SUPPLIED RECORDS:

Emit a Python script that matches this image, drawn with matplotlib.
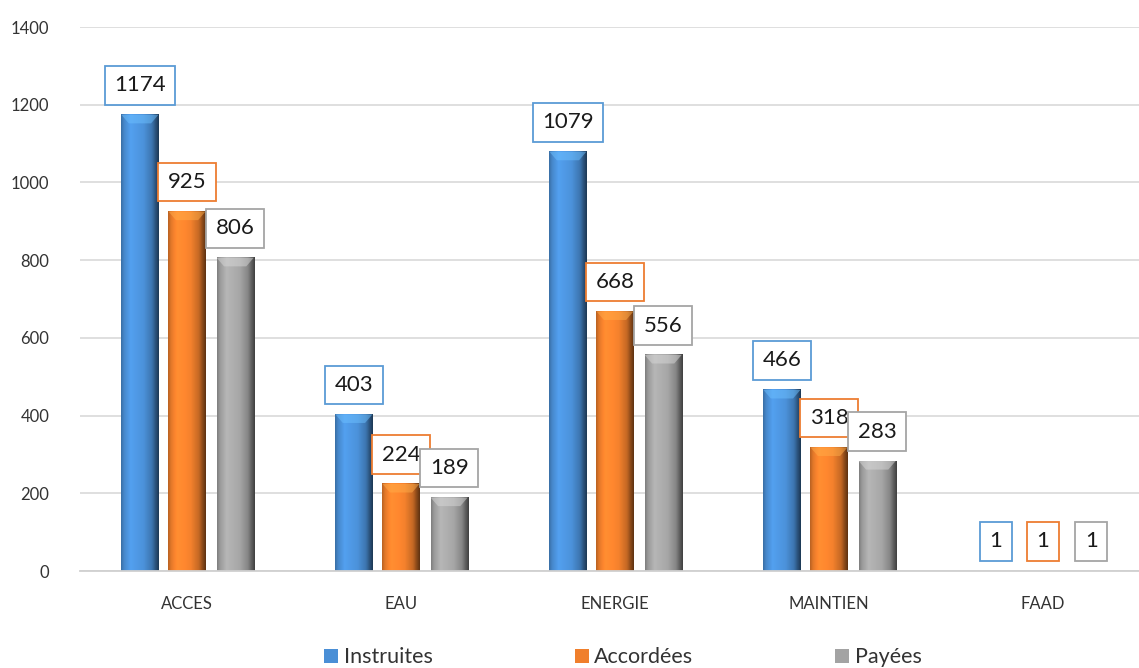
import numpy as np
import matplotlib.pyplot as plt
from matplotlib.patches import Patch, Polygon
from matplotlib.colors import to_rgb

plt.rcParams['font.family'] = ['Lato', 'DejaVu Sans']

categories = ['ACCES', 'EAU', 'ENERGIE', 'MAINTIEN', 'FAAD']
instruites = [1174, 403, 1079, 466, 1]
accordees = [925, 224, 668, 318, 1]
payees = [806, 189, 556, 283, 1]

series = [('Instruites', instruites, '#4a8fd6', '#5b9bd5'),
          ('Accordées', accordees, '#f07f2c', '#ed7d31'),
          ('Payées', payees, '#a3a3a3', '#a5a5a5')]

fig = plt.figure(figsize=(11.39, 6.68), dpi=100)
ax = fig.add_axes([80 / 1139, 97 / 668, 1070 / 1139, 544 / 668])

x = np.arange(len(categories))
width = 0.173
offsets = [-0.22, 0.0, 0.225]

# horizontal shading profile for the bevelled bars
xs = np.linspace(0, 1, 64)
shade = np.interp(xs, [0, 0.08, 0.25, 0.6, 0.82, 0.93, 1.0],
                  [0.78, 0.95, 1.12, 1.02, 0.82, 0.55, 0.4])


def bevel_bar(xc, h, color):
    if h <= 2:
        return
    base = np.array(to_rgb(color))
    img = np.clip(base[None, None, :] * shade[None, :, None], 0, 1)
    x0, x1 = xc - width / 2, xc + width / 2
    ax.imshow(img, extent=(x0, x1, 0, h), aspect='auto', zorder=2,
              interpolation='bilinear')
    cap = 22
    light = np.clip(base * 1.2 + 0.08, 0, 1)
    ax.add_patch(Polygon([(x0, h), (x1, h), (x1 - width * 0.2, h - cap),
                          (x0 + width * 0.2, h - cap)],
                         closed=True, facecolor=light, edgecolor='none',
                         alpha=0.5, zorder=3))


for k, (name, vals, col, edge) in enumerate(series):
    for i, v in enumerate(vals):
        xc = x[i] + offsets[k]
        bevel_bar(xc, v, col)
        ax.annotate(str(v), xy=(xc, v), xytext=(0, 14), textcoords='offset points',
                    ha='center', va='bottom', fontsize=16, color='#1a1a1a',
                    zorder=5 + k,
                    bbox=dict(boxstyle='square,pad=0.42', fc='white', ec=edge, lw=1.3))

ax.set_xlim(-0.5, len(categories) - 0.5)
ax.set_ylim(0, 1400)
ax.set_yticks(range(0, 1401, 200))
ax.set_xticks(x)
ax.set_xticklabels(categories)
ax.tick_params(axis='both', length=0, labelsize=12, colors='#333333')
ax.tick_params(axis='y', pad=22)
ax.tick_params(axis='x', pad=18)
ax.grid(axis='y', color='#d9d9d9', lw=1.2, zorder=0)
ax.set_axisbelow(True)
for s in ['top', 'right', 'left']:
    ax.spines[s].set_visible(False)
ax.spines['bottom'].set_color('#d0d0d0')
ax.spines['bottom'].set_linewidth(1.3)

handles = [Patch(facecolor=c, edgecolor='none', label=n) for n, _, c, _ in series]
fig.legend(handles=handles, loc='lower center', bbox_to_anchor=(0.547, -0.028),
           ncol=3, frameon=False, fontsize=15.5, handlelength=0.65, handleheight=0.65,
           handletextpad=0.25, columnspacing=6.6, labelcolor='#333333')

fig.savefig('out.png', dpi=100)
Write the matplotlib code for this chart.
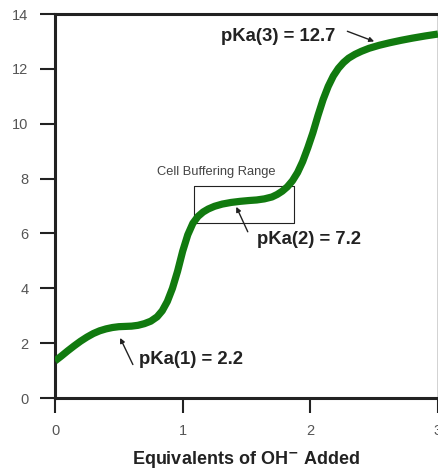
import matplotlib.pyplot as plt

plt.rcParams['font.family'] = ['Liberation Sans', 'DejaVu Sans']

# titration curve
equivalents = [0.00, 0.05, 0.10, 0.15, 0.20, 0.25, 0.30, 0.35, 0.40, 0.45,
               0.50, 0.55, 0.60, 0.65, 0.70, 0.75, 0.80, 0.84, 0.88, 0.92,
               0.96, 1.00, 1.04, 1.08, 1.12, 1.16, 1.20, 1.25, 1.31, 1.38,
               1.45, 1.52, 1.58, 1.64, 1.70, 1.74, 1.78, 1.82, 1.86, 1.90,
               1.94, 1.98, 2.02, 2.06, 2.10, 2.14, 2.18, 2.22, 2.26, 2.30,
               2.35, 2.40, 2.46, 2.54, 2.62, 2.71, 2.80, 2.90, 3.00]
ph = [1.35, 1.53, 1.72, 1.90, 2.07, 2.22, 2.35, 2.45, 2.52, 2.57,
      2.60, 2.61, 2.62, 2.65, 2.71, 2.80, 2.96, 3.18, 3.52, 4.00,
      4.62, 5.35, 5.95, 6.37, 6.62, 6.78, 6.89, 6.99, 7.07, 7.13,
      7.17, 7.20, 7.22, 7.26, 7.33, 7.42, 7.54, 7.70, 7.92, 8.22,
      8.62, 9.12, 9.67, 10.30, 10.88, 11.36, 11.74, 12.02, 12.23, 12.39,
      12.53, 12.64, 12.75, 12.86, 12.95, 13.04, 13.12, 13.20, 13.27]

x_ticks = [0, 1, 2, 3]
y_ticks = [0, 2, 4, 6, 8, 10, 12, 14]

# buffering box: x0, x1, y0, y1
box_x = [1.09, 1.87]
box_y = [6.39, 7.72]

# pKa annotations: label, text position, arrow tail, arrow head
pka_labels = ['pKa(1) = 2.2', 'pKa(2) = 7.2', 'pKa(3) = 12.7']
pka_text = [(0.66, 1.42), (1.58, 5.77), (1.30, 13.18)]
pka_tail = [(0.61, 1.22), (1.51, 6.06), (2.29, 13.37)]
pka_head = [(0.51, 2.19), (1.42, 6.97), (2.50, 13.0)]

fig = plt.figure(figsize=(4.39, 4.70), dpi=100)
ax = fig.add_axes([55 / 439, 72 / 470, 383 / 439, 384 / 470])

ax.plot(equivalents, ph, color='#117a0f', linewidth=5.2,
        solid_capstyle='butt', solid_joinstyle='round', zorder=3)

ax.plot([box_x[0], box_x[1], box_x[1], box_x[0], box_x[0]],
        [box_y[0], box_y[0], box_y[1], box_y[1], box_y[0]],
        color='#222222', linewidth=0.8, zorder=2)
ax.text(1.26, box_y[1] + 0.3, 'Cell Buffering Range',
        ha='center', va='bottom', fontsize=9.3, color='#444444')

for label, txt, tail, head in zip(pka_labels, pka_text, pka_tail, pka_head):
    ax.annotate('', xy=head, xytext=tail,
                arrowprops=dict(arrowstyle='-|>', color='#222222', lw=1.0,
                                mutation_scale=7, shrinkA=0, shrinkB=0))
    ax.text(txt[0], txt[1], label, ha='left', va='center',
            fontsize=13.3, fontweight='bold', color='#222222')

ax.set_xlim(0, 3)
ax.set_ylim(0, 14)
ax.set_xticks(x_ticks)
ax.set_yticks(y_ticks)
ax.tick_params(direction='out', length=11, width=1.5, color='#222222',
               labelcolor='#555555', labelsize=10.5, pad=8)

for side in ['left', 'bottom', 'top']:
    ax.spines[side].set_linewidth(2.2)
    ax.spines[side].set_color('#222222')
ax.spines['right'].set_linewidth(1.0)
ax.spines['right'].set_color('#222222')

ax.set_xlabel('Equivalents of OH$^{\\mathbf{-}}$ Added', fontsize=13,
              fontweight='bold', color='#222222', labelpad=8)

fig.savefig('out.png', dpi=100)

WHAT IS ASKED: Without the pictures, write out exactly the lines from the one that has "Write the matplotlib code for this chart." down to the one that has "plt.rcParams['font.family'] = ['Liberation", both included.

OUTPUT FOR THIS TASK:
Write the matplotlib code for this chart.
import matplotlib.pyplot as plt

plt.rcParams['font.family'] = ['Liberation Sans', 'DejaVu Sans']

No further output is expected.